**What is needed**
Repeat exactly the lines from the line with "Output the component" to the line with "const H = 485;", including both, and leave out any pictures.
[start]
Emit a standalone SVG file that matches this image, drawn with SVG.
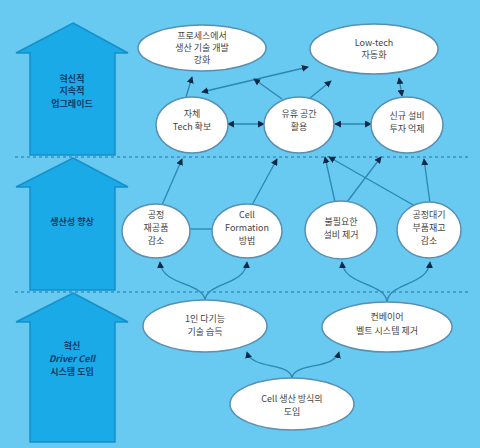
<svg xmlns="http://www.w3.org/2000/svg" width="480" height="448" viewBox="0 0 480 448">
<defs>
<marker id="ah" viewBox="0 0 8 8" refX="7" refY="4" markerWidth="7" markerHeight="7" orient="auto-start-reverse" markerUnits="userSpaceOnUse">
<path d="M0,0 L8,4 L0,8 z" fill="#0b2a48"/>
</marker>
<style>
.bg{fill:#68c9f1}
.big{fill:#1aaae7;stroke:#1590c9;stroke-width:1.5}
.bt{font-family:"Noto Sans CJK KR","Liberation Sans",sans-serif;font-size:9px;fill:#0c3d6c;text-anchor:middle;font-weight:bold}
.el{fill:#ffffff;stroke:#5a8fb2;stroke-width:1.5}
.t{font-family:"Noto Sans CJK KR","Liberation Sans",sans-serif;font-size:9px;fill:#444;text-anchor:middle}
.dash{stroke:#3b90c2;stroke-width:1.5;stroke-dasharray:3 3;fill:none}
.c{stroke:#2d86b2;stroke-width:1.3;fill:none}
.a{marker-end:url(#ah)}
.b{marker-start:url(#ah);marker-end:url(#ah)}
</style>
</defs>
<rect class="bg" x="0" y="0" width="480" height="448"/>
<g id="dividers">
<line class="dash" x1="15" y1="157" x2="470" y2="157"/>
<line class="dash" x1="15" y1="292" x2="470" y2="292"/>
</g>
<g id="arrow-top">
<polygon class="big" points="73,23 128,53 115,53 115,155 30,155 30,53 16,53"/>
<text class="bt" x="72" y="82">혁신적</text>
<text class="bt" x="72" y="94">지속적</text>
<text class="bt" x="72" y="107">업그레이드</text>
</g>
<g id="arrow-mid">
<polygon class="big" points="73,158 128,187 115,187 115,290 30,290 30,187 16,187"/>
<text class="bt" x="72" y="225">생산성 향상</text>
</g>
<g id="arrow-bot">
<polygon class="big" points="73,293 128,322 115,322 115,442 30,442 30,322 16,322"/>
<text class="bt" x="72" y="349">혁신</text>
<text class="bt" x="72" y="362" font-style="italic">Driver Cell</text>
<text class="bt" x="72" y="375">시스템 도입</text>
</g>
<g id="connectors">
<path class="c a" d="M292,378 C290,362 252,370 247,352"/>
<path class="c a" d="M292,378 C294,362 334,370 339,352"/>
<path class="c a" d="M205,300 C203,282 162,286 160,262"/>
<path class="c a" d="M205,300 C207,282 245,286 247,262"/>
<path class="c a" d="M387,302 C385,282 344,286 342,262"/>
<path class="c a" d="M387,302 C389,282 428,286 430,262"/>
<line class="c" x1="190" y1="229" x2="213" y2="229"/>
<line class="c a" x1="162" y1="205" x2="182" y2="159"/>
<line class="c a" x1="252" y1="205" x2="277" y2="159"/>
<line class="c a" x1="335" y1="202" x2="325" y2="157"/>
<line class="c a" x1="347" y1="202" x2="381" y2="157"/>
<line class="c a" x1="415" y1="206" x2="329" y2="157"/>
<line class="c a" x1="430" y1="203" x2="424" y2="159"/>
<line class="c b" x1="228" y1="124" x2="264" y2="124"/>
<line class="c b" x1="335" y1="124" x2="371" y2="124"/>
<line class="c a" x1="186" y1="97" x2="192" y2="77"/>
<line class="c b" x1="202" y1="92" x2="308" y2="67"/>
<line class="c a" x1="282" y1="99" x2="254" y2="79"/>
<line class="c a" x1="310" y1="98" x2="331" y2="81"/>
<line class="c b" x1="402" y1="96" x2="399" y2="78"/>
</g>
<g id="n-process">
<ellipse class="el" cx="202" cy="48" rx="64" ry="23"/>
<text class="t" x="202" y="39">프로세스에서</text>
<text class="t" x="202" y="51">생산 기술 개발</text>
<text class="t" x="202" y="63">강화</text>
</g>
<g id="n-lowtech">
<ellipse class="el" cx="374" cy="49" rx="64" ry="25"/>
<text class="t" x="374" y="46">Low-tech</text>
<text class="t" x="374" y="58">자동화</text>
</g>
<g id="n-tech">
<ellipse class="el" cx="192" cy="125" rx="36" ry="28"/>
<text class="t" x="192" y="117">자체</text>
<text class="t" x="192" y="130">Tech 확보</text>
</g>
<g id="n-space">
<ellipse class="el" cx="299" cy="125" rx="35" ry="28"/>
<text class="t" x="299" y="117">유휴 공간</text>
<text class="t" x="299" y="130">활용</text>
</g>
<g id="n-invest">
<ellipse class="el" cx="407" cy="125" rx="36" ry="28"/>
<text class="t" x="407" y="119">신규 설비</text>
<text class="t" x="407" y="132">투자 억제</text>
</g>
<g id="n-wip">
<ellipse class="el" cx="156" cy="231" rx="34" ry="27"/>
<text class="t" x="156" y="218">공정</text>
<text class="t" x="156" y="231">재공품</text>
<text class="t" x="156" y="244">감소</text>
</g>
<g id="n-cellform">
<ellipse class="el" cx="247" cy="231" rx="35" ry="27"/>
<text class="t" x="247" y="218">Cell</text>
<text class="t" x="247" y="231">Formation</text>
<text class="t" x="247" y="244">방법</text>
</g>
<g id="n-equip">
<ellipse class="el" cx="341" cy="230" rx="36" ry="29"/>
<text class="t" x="341" y="225">불필요한</text>
<text class="t" x="341" y="238">설비 제거</text>
</g>
<g id="n-stock">
<ellipse class="el" cx="429" cy="230" rx="32" ry="28"/>
<text class="t" x="429" y="218">공정대기</text>
<text class="t" x="429" y="231">부품재고</text>
<text class="t" x="429" y="244">감소</text>
</g>
<g id="n-multi">
<ellipse class="el" cx="205" cy="326" rx="62" ry="26"/>
<text class="t" x="205" y="322">1인 다기능</text>
<text class="t" x="205" y="335">기술 습득</text>
</g>
<g id="n-conveyor">
<ellipse class="el" cx="387" cy="327" rx="65" ry="25"/>
<text class="t" x="387" y="320">컨베이어</text>
<text class="t" x="387" y="334">벨트 시스템 제거</text>
</g>
<g id="n-cell">
<ellipse class="el" cx="292" cy="404" rx="62" ry="26"/>
<text class="t" x="292" y="402">Cell 생산 방식의</text>
<text class="t" x="292" y="415">도입</text>
</g>
</svg>
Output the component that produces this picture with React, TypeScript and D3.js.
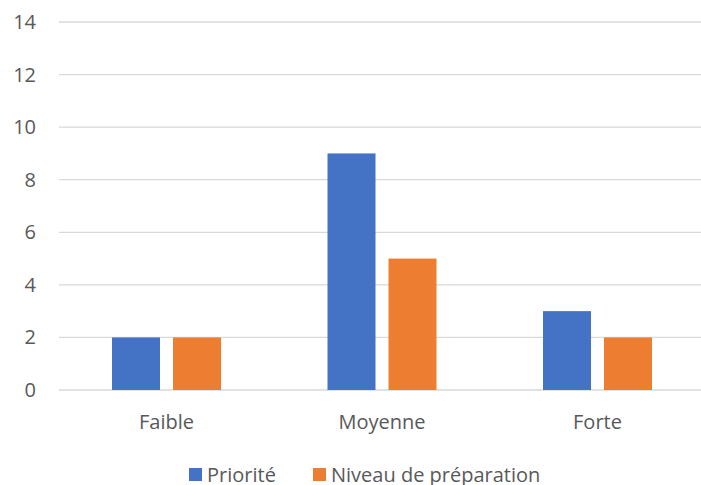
import * as d3 from "d3";

const categories = ["Faible", "Moyenne", "Forte"];
const seriesNames = ["Priorité", "Niveau de préparation"];
const priorite = [2, 9, 3];
const preparation = [2, 5, 2];
const yTicks = [0, 2, 4, 6, 8, 10, 12, 14];

const COLORS = ["#4472C4", "#ED7D31"];
const FONT = "'Open Sans', 'Liberation Sans', sans-serif";
const FS = 20;
const W = 701;
const H = 485;

export default function App() {
  const values = [priorite, preparation];

  const x0 = d3.scaleBand<string>().domain(categories).range([58.75, 705.25]);
  const y = d3.scaleLinear().domain([0, 14]).range([390, 22]);

  const groupW = 109;
  const x1 = d3
    .scaleBand<string>()
    .domain(seriesNames)
    .range([0, groupW])
    .paddingInner(13 / 61);

  return (
    <svg
      width={W}
      height={H}
      style={{ position: "absolute", left: 0, top: 0, background: "#fff" }}
      fontFamily={FONT}
    >
      {/* grid + y labels */}
      {yTicks.map((t) => (
        <g key={t}>
          <line x1={59} x2={W} y1={y(t)} y2={y(t)} stroke="#D9D9D9" strokeWidth={1.3} />
          <text
            x={36}
            y={y(t)}
            dy="0.35em"
            textAnchor="end"
            fill="#595959"
            fontSize={FS}
          >
            {t}
          </text>
        </g>
      ))}

      {/* bars */}
      {categories.map((c, i) => {
        const gx = x0(c)! + x0.bandwidth() / 2 - groupW / 2;
        return (
          <g key={c}>
            {seriesNames.map((s, j) => (
              <rect
                key={s}
                x={gx + x1(s)!}
                y={y(values[j][i])}
                width={x1.bandwidth()}
                height={y(0) - y(values[j][i])}
                fill={COLORS[j]}
              />
            ))}
            <text
              x={x0(c)! + x0.bandwidth() / 2}
              y={422}
              dy="0.35em"
              textAnchor="middle"
              fill="#595959"
              fontSize={FS}
            >
              {c}
            </text>
          </g>
        );
      })}

      {/* legend */}
      <g>
        <rect x={189} y={468} width={13} height={13} fill={COLORS[0]} />
        <text x={207} y={475} dy="0.35em" fill="#595959" fontSize={FS}>
          {seriesNames[0]}
        </text>
        <rect x={313} y={468} width={13} height={13} fill={COLORS[1]} />
        <text x={331} y={475} dy="0.35em" fill="#595959" fontSize={FS}>
          {seriesNames[1]}
        </text>
      </g>
    </svg>
  );
}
[end]
**Response to this exercise**
Output the component that produces this picture with React, TypeScript and D3.js.
import * as d3 from "d3";

const categories = ["Faible", "Moyenne", "Forte"];
const seriesNames = ["Priorité", "Niveau de préparation"];
const priorite = [2, 9, 3];
const preparation = [2, 5, 2];
const yTicks = [0, 2, 4, 6, 8, 10, 12, 14];

const COLORS = ["#4472C4", "#ED7D31"];
const FONT = "'Open Sans', 'Liberation Sans', sans-serif";
const FS = 20;
const W = 701;
const H = 485;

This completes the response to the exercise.